Kemudian saya tinggal membeli oleh-oleh. Lumpia Mbak Lin –karena saya terlalu malas antri di Gang Lombok– juga tahu bakso, serta bandeng presto. Kami sempat keliling-keliling dulu sebentar. Tanpa tujuan. Selagi menunggu dua jam.
Ketika akhirnya dua jam datang, kami kembali ke Karang Anyar. Ternyata masih harus menunggu beberapa orang lagi. Asu. Ketika akhirnya tiba giliran pesanan kami, girangnya seperti anak kecil yang dapat permen. Juru masak duduk di hadapan dua teflon kecil berbentuk budar yang bisa berputar. Di kanan kiri teflon ada berbagai bahan isian. Pisang, tuna kalengan, sosis kaleng, jagung, mesis, sampai susu kental manis.
Adonan diletakkan dalam teko plastik panjang. Satu lekker berarti satu sendok sayur adonan. Khusus untuk yang isian banyak seperti campuran jagung, tuna, dan mozarella, adonan dituang sebanyak dua sendok sayur agar tak mudah robek. Setelah diletakkan di permukaan teflon, tinggal digoyang supaya adonan rata. Kemudian diberi isian. Lalu dilipat. Cepat. Praktis.
Di mobil dalam perjalanan pulang, saya mencoba yang klasik dulu. Pisang, susu cokelat, dan keju. Enak! Seperti yang saya bilang tadi, kombinasi antara pisang dan susu cokelat tak akan pernah salah. Apalagi ditambah keju. Adonan lekkernya juga tipis dan kering.
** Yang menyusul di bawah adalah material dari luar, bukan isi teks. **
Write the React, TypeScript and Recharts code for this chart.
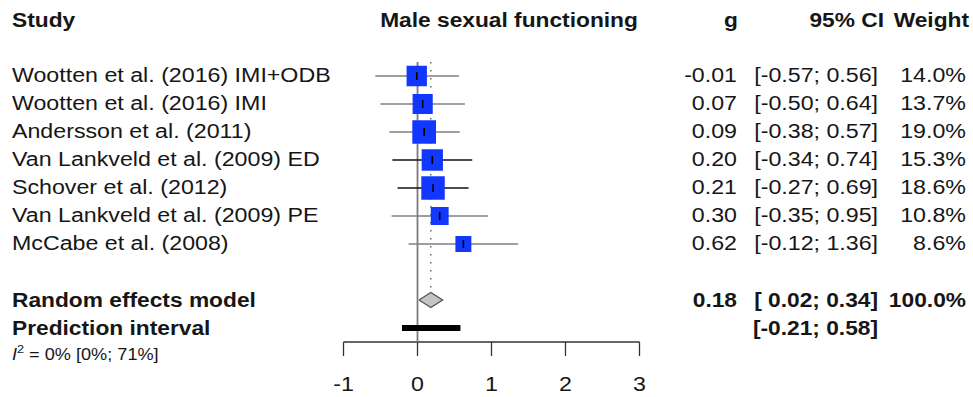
import React from 'react';
import { ScatterChart, Scatter, XAxis, YAxis, ZAxis } from 'recharts';

// study rows, top to bottom
const studies = [
  'Wootten et al. (2016) IMI+ODB',
  'Wootten et al. (2016) IMI',
  'Andersson et al. (2011)',
  'Van Lankveld et al. (2009) ED',
  'Schover et al. (2012)',
  'Van Lankveld et al. (2009) PE',
  'McCabe et al. (2008)',
];
const effects = [-0.01, 0.07, 0.09, 0.2, 0.21, 0.3, 0.62];
const ciLower = [-0.57, -0.5, -0.38, -0.34, -0.27, -0.35, -0.12];
const ciUpper = [0.56, 0.64, 0.57, 0.74, 0.69, 0.95, 1.36];
const weights = [14.0, 13.7, 19.0, 15.3, 18.6, 10.8, 8.6];

const pooledG = 0.18;
const pooledLower = 0.02;
const pooledUpper = 0.34;
const pooledWeight = 100.0;
const predLower = -0.21;
const predUpper = 0.58;
const heterogeneity = ['0%', '0%', '71%']; // I^2 [lower; upper]

const axisTicks = [-1, 0, 1, 2, 3];
const headers = ['Study', 'Male sexual functioning', 'g', '95% CI', 'Weight'];

// row positions (y scale units)
const headerRow = -1;
const pooledRow = studies.length + 2;
const predRow = studies.length + 3;
const yTicks = [headerRow, ...studies.map((_, i) => i + 1), pooledRow, predRow];

const FONT = "'Liberation Sans', Arial, Helvetica, sans-serif";
const INK = '#161616';
const BOX = '#1238ff';
const DIAMOND_H = 0.27;

const fmt = (v: number) => v.toFixed(2);
const fmtCI = (lo: number, hi: number) => `[${lo < 0 ? '' : ' '}${fmt(lo)}; ${fmt(hi)}]`;

const Txt = ({ x, y, anchor = 'start', bold = false, children }: any) => (
  <text
    transform={`translate(${x},${y}) scale(${bold ? 1.11 : 1.19},1)`}
    textAnchor={anchor}
    fontFamily={FONT}
    fontSize={bold ? 20.5 : 19.5}
    fontWeight={bold ? 'bold' : 'normal'}
    fill={INK}
  >
    {children}
  </text>
);

const RowLabels = (props: any) => {
  const { y, payload } = props;
  const r = payload.value;
  if (r === headerRow) {
    const by = y + 7;
    return (
      <g>
        <Txt x={12} y={by} bold>{headers[0]}</Txt>
        <Txt x={509} y={by} anchor="middle" bold>{headers[1]}</Txt>
        <Txt x={731} y={by} anchor="middle" bold>{headers[2]}</Txt>
        <Txt x={884} y={by} anchor="end" bold>{headers[3]}</Txt>
        <Txt x={969} y={by} anchor="end" bold>{headers[4]}</Txt>
      </g>
    );
  }
  if (r >= 1 && r <= studies.length) {
    const i = r - 1;
    const by = y + 5.5;
    return (
      <g>
        <Txt x={12} y={by}>{studies[i]}</Txt>
        <Txt x={737} y={by} anchor="end">{fmt(effects[i])}</Txt>
        <Txt x={878} y={by} anchor="end">{fmtCI(ciLower[i], ciUpper[i])}</Txt>
        <Txt x={966} y={by} anchor="end">{weights[i].toFixed(1)}%</Txt>
      </g>
    );
  }
  if (r === pooledRow) {
    const by = y + 6.5;
    return (
      <g>
        <Txt x={12} y={by} bold>Random effects model</Txt>
        <Txt x={737} y={by} anchor="end" bold>{fmt(pooledG)}</Txt>
        <Txt x={878} y={by} anchor="end" bold>{fmtCI(pooledLower, pooledUpper)}</Txt>
        <Txt x={966} y={by} anchor="end" bold>{pooledWeight.toFixed(1)}%</Txt>
      </g>
    );
  }
  if (r === predRow) {
    const by = y + 6.5;
    return (
      <g>
        <Txt x={12} y={by} bold>Prediction interval</Txt>
        <Txt x={878} y={by} anchor="end" bold>{fmtCI(predLower, predUpper)}</Txt>
        <text
          transform={`translate(12,${y + 32}) scale(1.1,1)`}
          fontFamily={FONT}
          fontSize={16.5}
          fill={INK}
        >
          <tspan fontStyle="italic">I</tspan>
          <tspan dy={-7} fontSize={11.5}>2</tspan>
          <tspan dy={7}>{` = ${heterogeneity[0]} [${heterogeneity[1]}; ${heterogeneity[2]}]`}</tspan>
        </text>
      </g>
    );
  }
  return <g />;
};

const AxisTick = (props: any) => {
  const { x, y, payload } = props;
  return <Txt x={x} y={y + 33} anchor="middle">{payload.value}</Txt>;
};

const Hidden = () => <g />;

const EstimateTick = (props: any) => (
  <line x1={props.cx} x2={props.cx} y1={props.cy - 4} y2={props.cy + 4} stroke="#000" strokeWidth={1.6} />
);

const boxData = studies.map((_, i) => ({ x: effects[i], y: i + 1, w: weights[i] }));
const darkRows = [3, 4];

export default function App() {
  return (
    <div style={{ position: 'absolute', left: 0, top: 0, background: '#fff' }}>
      <ScatterChart width={973} height={397} margin={{ top: 20, right: 333.5, bottom: 0, left: 342.5 }}>
        <XAxis
          type="number"
          dataKey="x"
          domain={[-1, 3]}
          ticks={axisTicks}
          interval={0}
          allowDataOverflow
          height={55}
          tickSize={14}
          stroke="#333"
          strokeWidth={1.3}
          tick={<AxisTick />}
        />
        <YAxis
          type="number"
          dataKey="y"
          domain={[headerRow, predRow + 0.5]}
          reversed
          allowDataOverflow
          ticks={yTicks}
          interval={0}
          width={1}
          axisLine={false}
          tickLine={false}
          tick={<RowLabels />}
        />
        <ZAxis type="number" dataKey="w" domain={[0, 19]} range={[0, 562]} />

        {/* line of no effect */}
        <Scatter
          data={[{ x: 0, y: 0.5 }, { x: 0, y: predRow + 0.5 }]}
          line={{ stroke: '#7c7c7c', strokeWidth: 1.8 }}
          shape={<Hidden />}
          isAnimationActive={false}
        />
        {/* pooled estimate, dotted */}
        <Scatter
          data={[{ x: pooledG, y: 0.5 }, { x: pooledG, y: pooledRow - DIAMOND_H }]}
          line={{ stroke: '#707070', strokeWidth: 1.6, strokeDasharray: '1.6 6.4' }}
          shape={<Hidden />}
          isAnimationActive={false}
        />
        {/* study confidence intervals */}
        {studies.map((s, i) => (
          <Scatter
            key={s}
            data={[{ x: ciLower[i], y: i + 1 }, { x: ciUpper[i], y: i + 1 }]}
            line={{ stroke: darkRows.includes(i) ? '#111' : '#7f7f7f', strokeWidth: 1.6 }}
            shape={<Hidden />}
            isAnimationActive={false}
          />
        ))}
        {/* study boxes, area proportional to weight */}
        <Scatter data={boxData} shape="square" fill={BOX} isAnimationActive={false} />
        <Scatter data={boxData} shape={<EstimateTick />} isAnimationActive={false} />
        {/* random effects diamond */}
        <Scatter
          data={[
            { x: pooledLower, y: pooledRow },
            { x: pooledG, y: pooledRow - DIAMOND_H },
            { x: pooledUpper, y: pooledRow },
            { x: pooledG, y: pooledRow + DIAMOND_H },
            { x: pooledLower, y: pooledRow },
          ]}
          line={{ stroke: '#555', strokeWidth: 1.3, fill: '#c4c4c4' }}
          shape={<Hidden />}
          isAnimationActive={false}
        />
        {/* prediction interval */}
        <Scatter
          data={[{ x: predLower, y: predRow }, { x: predUpper, y: predRow }]}
          line={{ stroke: '#000', strokeWidth: 6 }}
          shape={<Hidden />}
          isAnimationActive={false}
        />
      </ScatterChart>
    </div>
  );
}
Renyah.
Kini saatnya mencoba kue lekker yang kiwari. Tuna, jagung, dan mozarella. Saya sempat kesusahan memotongnya. Adonannya memang lebih tebal ketimbang versi klasik. Ketika disuap, saya terdiam…
Rasanya ambyar.
Ra karu-karuan.
Dari adonannya saja kue lekker kiwari ini sudah tak menarik. Terlalu tebal dan lembek. Isiannya pun campur aduk dan bertabrakan. Sama sekali tak saling mengisi. Apalagi saya pesan pedas, yang ditambahkan sambal buatan sendiri. Sambalnya mengalahkan semua rasa jagung dan tunanya. Rasanya jelas kebanting dengan lekker klasik.
Penantian dua jam rasanya kok terasa sia-sia.
***
Wajah kuliner Semarang sebenarnya tidak jauh berbeda dengan, katakanlah, Yogyakarta atau Solo. Tiga kota ini punya warisan kuliner masa lampau yang mengagumkan. Mulai gudeg, selat Solo, tengkleng, tongseng, nasi ayam, hingga babat gongso. Namun sebagai tiga kota besar di Jawa Tengah, mereka punya kampus besar yang dijadikan tujuan studi mahasiswa dari banyak daerah.
Karena itu banyak bertumbuhan rumah makan baru, dengan hidangan yang juga baru, bahkan mungkin asing bagi lidah-lidah Semarang. Di sisi lain, banyak restoran lama mulai gantung wajan. Terutama restoran gagrak Tionghoa yang non halal, yang pangsa pasarnya jelas semakin sempit.
Sama seperti di Jogja dan Solo, masakan Semarang juga berjuang keras untuk tak tergulung begitu saja. Lumpia, tahu gimbal, babat gongso, hingga nasi goreng babat, saya kira masih punya taji untuk sekadar bersaing dengan pizza atau burger yang monoton.
Menghadapi kota yang demikian ini, rasa-rasanya harus menyiapkan diri agar tak patah hati. Tidak gumun semisal restoran yang punya sejarah panjang harus tutup. Atau mendapati restoran lawas berganti generasi dan rasa hidangannya berubah. Karena, selain perubahan itu adalah kepastian, kota yang seperti ini biasanya akan tetap memberikan kejutan-kejutan tak terduga. Entah dari masakan lama yang diperbaharui, atau dari masakan yang benar-benar baru dan memperkaya khazanah kuliner.
Perjalan ke Semarang ini mengesankan tentu saja. Kesalahan saya hanya dua. Memesan kue lekker kiwari yang rasanya ambyar. Juga karena hanya semalam di Semarang. Saya bahkan belum mencoba bistik kambing, nasi goreng babat, nasi ayam, kue baling-baling, juga babat gongso.